What you have read above was worth pointing out, but by no means should sculpt one’s handicapping for the 2017 Kentucky Derby. The favorites have dominated the last four years and the winner has run the same race in the last three years. Does that mean it will continue? Not at all, but the trend can also still continue in 2017.

What makes the Derby so different (and difficult) is there is no race to compare it. There are no other races for 3 year olds that are run at a mile and a quarter AND allow 20 horses. The uniqueness of it allows it to be one of, if not the, most popular races each year. That uniqueness also makes it hard to find parallels as noted above.
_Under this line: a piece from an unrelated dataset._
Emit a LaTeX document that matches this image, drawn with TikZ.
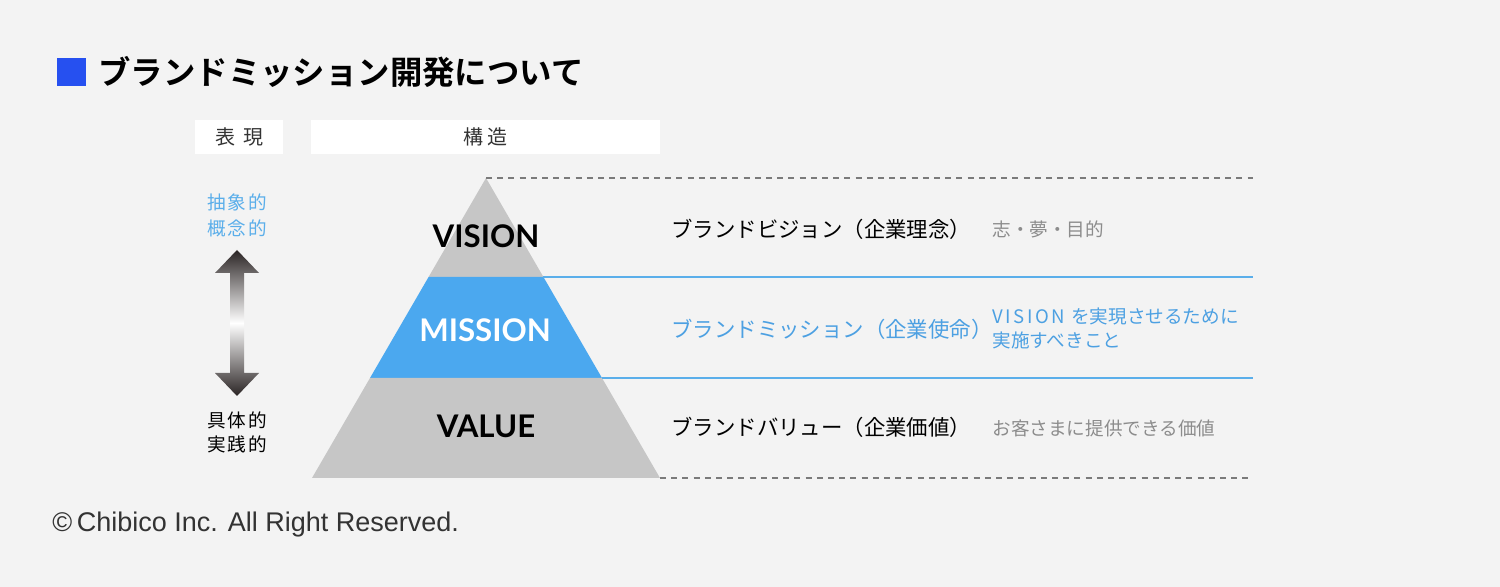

Horse racing is a fickle sport. The highest highs can be followed by the lowest lows. The trends laid out above could easily be blown apart when a horse completely changes tactics (see Palace Malice in the 2013 Kentucky Derby). A real, concrete pattern may not emerge for another decade or more (four years is hardly a great basis for drawing a solid conclusion). A lot of things can change in the next decade which may show this four year trend as an anomaly. 

One trend that will not probably change is my picking of the Kentucky Derby Toss. I had #9 Destin this year and he finished 6th. In addition, there will probably be an article like this one looking back at five year trends instead of four year trends. Enjoy the Triple Crown!